Quote:
Originally Posted by Nattih
My fear is that I will have to completely give up my freedom. This has happened a lot in the past. I am an introvert and I have the need for short solo trips, solo walks, and sometimes just to sit in a coffee shop by myself to think and people watch. I have always been accused of not "really wanting" my significant other or "being afraid of being close" just because I do need time to myself. I have often been in relationships where they just wanted me to completely wrap myself up in their life.

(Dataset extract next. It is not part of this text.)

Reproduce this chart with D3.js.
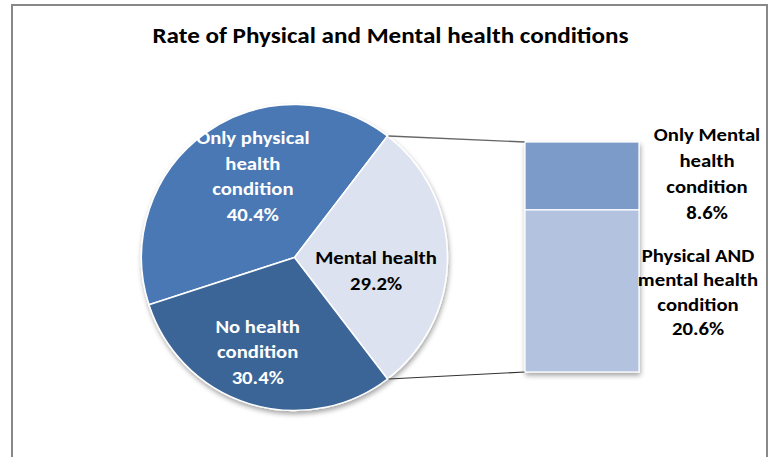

My greatest fear is that it will come down to me having the choice to be alone forever or to be in a relationship and feeling entirely smothered due to my loss of freedom. Both are no-win situations, so I am hoping I can find someone who will understand that my time to myself doesn't impact my strong feelings and desire for my relationship.
|
This is a big one for me, too. I have had partners that could not wrap their heads around wanting time alone. There was not space in their mind for the concept. They could only see it as a rejection of them.
I am a very tightly wound person, and have had to learn the hard way that self-care is not an indulgence, it is actually necessary for me to be able to function productively in any context.

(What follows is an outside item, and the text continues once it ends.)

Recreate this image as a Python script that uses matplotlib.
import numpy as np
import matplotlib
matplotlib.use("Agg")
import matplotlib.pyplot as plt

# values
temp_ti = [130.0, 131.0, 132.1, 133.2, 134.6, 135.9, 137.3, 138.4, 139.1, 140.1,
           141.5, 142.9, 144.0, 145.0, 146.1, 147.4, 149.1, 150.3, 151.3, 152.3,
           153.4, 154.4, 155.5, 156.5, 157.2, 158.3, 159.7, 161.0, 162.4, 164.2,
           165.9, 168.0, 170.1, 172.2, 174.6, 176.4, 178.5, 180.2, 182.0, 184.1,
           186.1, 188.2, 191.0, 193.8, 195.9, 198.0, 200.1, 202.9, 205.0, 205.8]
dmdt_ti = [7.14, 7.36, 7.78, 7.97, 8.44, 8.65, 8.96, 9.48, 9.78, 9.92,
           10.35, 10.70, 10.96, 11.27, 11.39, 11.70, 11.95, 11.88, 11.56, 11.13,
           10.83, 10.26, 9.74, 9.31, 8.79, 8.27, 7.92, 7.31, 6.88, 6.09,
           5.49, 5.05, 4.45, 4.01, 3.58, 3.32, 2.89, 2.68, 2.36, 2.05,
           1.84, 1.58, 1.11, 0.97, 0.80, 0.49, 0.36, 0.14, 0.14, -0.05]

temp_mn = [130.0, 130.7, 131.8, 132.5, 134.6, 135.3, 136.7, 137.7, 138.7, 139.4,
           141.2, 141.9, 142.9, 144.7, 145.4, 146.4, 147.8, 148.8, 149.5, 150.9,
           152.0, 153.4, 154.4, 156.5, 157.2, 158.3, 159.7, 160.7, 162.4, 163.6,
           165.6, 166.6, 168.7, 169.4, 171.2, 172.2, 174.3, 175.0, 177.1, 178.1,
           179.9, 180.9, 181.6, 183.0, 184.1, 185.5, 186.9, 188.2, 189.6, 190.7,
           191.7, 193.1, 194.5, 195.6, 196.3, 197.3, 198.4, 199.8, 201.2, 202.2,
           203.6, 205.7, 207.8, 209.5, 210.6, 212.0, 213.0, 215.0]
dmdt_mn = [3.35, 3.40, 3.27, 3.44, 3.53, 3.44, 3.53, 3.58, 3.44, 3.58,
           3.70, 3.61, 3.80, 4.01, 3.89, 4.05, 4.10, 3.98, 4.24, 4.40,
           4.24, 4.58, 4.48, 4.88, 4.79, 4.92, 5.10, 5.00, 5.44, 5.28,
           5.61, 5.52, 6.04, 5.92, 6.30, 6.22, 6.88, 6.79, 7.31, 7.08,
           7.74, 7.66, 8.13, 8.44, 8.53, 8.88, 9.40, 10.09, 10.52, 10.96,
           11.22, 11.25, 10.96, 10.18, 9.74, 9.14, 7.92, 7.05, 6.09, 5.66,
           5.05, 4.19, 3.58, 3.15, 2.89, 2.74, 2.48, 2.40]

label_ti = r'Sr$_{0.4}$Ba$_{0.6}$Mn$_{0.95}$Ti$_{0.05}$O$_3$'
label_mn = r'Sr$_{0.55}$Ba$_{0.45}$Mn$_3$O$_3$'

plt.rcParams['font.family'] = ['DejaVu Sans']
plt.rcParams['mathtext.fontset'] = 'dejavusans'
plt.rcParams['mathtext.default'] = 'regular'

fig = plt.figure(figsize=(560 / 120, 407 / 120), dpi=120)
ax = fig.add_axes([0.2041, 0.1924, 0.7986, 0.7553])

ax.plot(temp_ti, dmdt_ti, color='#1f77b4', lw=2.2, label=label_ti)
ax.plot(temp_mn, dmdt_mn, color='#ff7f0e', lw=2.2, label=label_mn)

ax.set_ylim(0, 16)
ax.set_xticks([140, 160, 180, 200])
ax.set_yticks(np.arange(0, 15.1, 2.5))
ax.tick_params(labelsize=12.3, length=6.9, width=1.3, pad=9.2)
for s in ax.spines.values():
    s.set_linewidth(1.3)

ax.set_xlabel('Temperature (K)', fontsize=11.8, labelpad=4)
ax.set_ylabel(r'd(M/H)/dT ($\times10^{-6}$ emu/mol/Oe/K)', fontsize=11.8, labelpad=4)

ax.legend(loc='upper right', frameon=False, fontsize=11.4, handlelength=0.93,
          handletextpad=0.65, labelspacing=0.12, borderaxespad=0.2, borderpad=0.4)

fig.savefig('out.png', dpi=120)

I started putting hard limits around certain days of the week and certain hours of the day about twelve years ago. If I do not have those periodic discharge/recharge periods between each role performance (director, student, daughter/sister/aunt, partner), I will have regrets for poorly-considered choices, unrecognized opportunities, forgotten talking points, math errors, typos, distractions, talking out of my ass, etc.
My current partner is really easy to be around, though. Sometimes we are on the couch together and I am reading or writing and she is watching HGTV and I actually forget she is in the room. She's totally self-actualized and can enjoy my proximity without demanding any attention at all
But it helps that she works Sundays and I don't, and I work occasional evenings and she doesn't. And that her workday starts four hours before mine does, even when I don't work late.